- Born: Ahmed Parker Yerima 8 May 1957 (age 69) Lagos, British Nigeria
- Education: St. Bernadette's Private School, Abeokuta Baptist Academy, Lagos
- Alma mater: University of Ife (Diploma, BA) University College Cardiff (PGD) Royal Holloway, University of London (PhD)
- Occupations: Playwright, Theatre director, Academic, Cultural administrator
- Employer: Redeemer's University
- Writing career
- Language: English
- Years active: 1980–present
- Genre: Drama
- Subjects: History, politics, culture, leadership, identity
- Notable works: Hard Ground Little Drops Attahiru The Trials of Oba Ovonramwen The Sisters Ameh Oboni the Great
- Notable awards: Nigeria Prize for Literature (2006)

= Ahmed Yerima =

Nigerian playwright and academic (born 1957)

Ahmed Parker Yerima (born 8 May 1957) is a Nigerian academic, professor playwright and theater director. He was director-general of the Nigerian National Theatre, and has previously served as director of the National Troupe. He is a professor of Theater and Performing Arts and has been dean of the College of Humanities at Redeemer's University since 2013. Currently, he is the deputy vice-chancellor of Redeemer's University.

== Early life and education ==

Ahmed Parker Yerima was born on 8 May 1957 in Lagos, Nigeria. He received his primary education at St. Bernadette's Private School, Abeokuta, before attending Baptist Academy in Obanikoro, Lagos, where he obtained both the West African School Certificate and Higher School Certificate.

Yerima studied Dramatic Arts at the University of Ife (now Obafemi Awolowo University), earning both a Diploma and a Bachelor of Arts (Honours) degree between 1977 and 1981.

In 1982, he proceeded to University College Cardiff in the United Kingdom, where he obtained a postgraduate diploma in Playwriting and Acting.

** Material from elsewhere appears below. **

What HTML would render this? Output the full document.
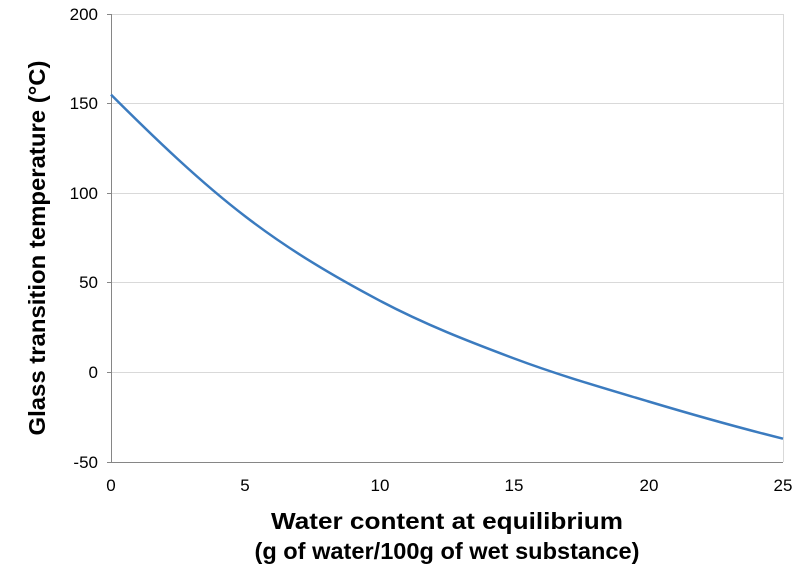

He later undertook further studies in theatre and performance, eventually earning a doctoral degree in theatre-related studies from Royal Holloway, University of London.

==Works==
Though Yerima wrote in different genres of literature, most of his works are historical plays. Prominent among these are: The Trials of Oba Ovonramwen, Attahiru, Ameh Oboni the Great, The Angel, The Twist, Uncle Venyil, The Bishop and the Soul, The Wives, The Mirror Cracks, The Lottery Ticket, Kaffir's Last Game, The Sisters, Mojagbe, Little Drops, Heart of Stone, Yemoja, Orisa Ibeji, Otaelo, and Hard Ground 'Sacred mutter’. His use of proverbs in three of his plays has been described and analysed by Taiwo Oluwaseun Ehineni.

== Themes and style ==

Ahmed Yerima's plays are known for their engagement with history, politics, culture, religion, and questions of leadership in African societies. Scholars have noted that his dramatic works frequently draw upon historical events and prominent figures to examine contemporary social and political issues.

A recurring feature of Yerima's dramaturgy is the blending of historical reconstruction with imaginative interpretation. His plays often revisit significant moments in Nigerian and African history while exploring themes of power, identity, justice, and cultural memory.

Critics have also highlighted Yerima's use of indigenous performance traditions, symbolism, music, and ritual elements, which contribute to a theatrical style rooted in African cultural experiences while engaging with modern dramatic techniques.

== Theatre administration ==

Beyond his work as a playwright and academic, Yerima played a significant role in the administration of theatre and cultural institutions in Nigeria. He served as Director-General of the National Theatre, where he oversaw programmes aimed at promoting dramatic arts and cultural development.

His tenure in cultural administration has been cited by scholars and commentators as an important extension of his contribution to Nigerian theatre, complementing his work as a dramatist, director, and educator.

== Critical reception ==

Yerima's plays have attracted extensive scholarly attention within African literary and theatre studies. Critics have praised his ability to reinterpret historical narratives and cultural traditions in ways that address contemporary political and social concerns.

Several scholars have identified him as one of the leading voices in post-independence Nigerian drama, particularly for his contributions to historical theatre and his sustained engagement with questions of governance, identity, and national memory.

== Legacy ==

Ahmed Yerima is regarded as one of the most prolific and influential Nigerian playwrights of his generation. His plays have been widely studied in universities and have contributed significantly to discussions of history, politics, and culture in African theatre.

His work has influenced a generation of playwrights, theatre practitioners, and scholars, while his contributions to theatre administration have helped shape the development of performing arts institutions in Nigeria.

== Honours and recognition ==

Yerima has received recognition for his contributions to Nigerian theatre, dramatic literature, cultural administration, and theatre education. His plays have been staged and studied extensively within Nigeria and internationally.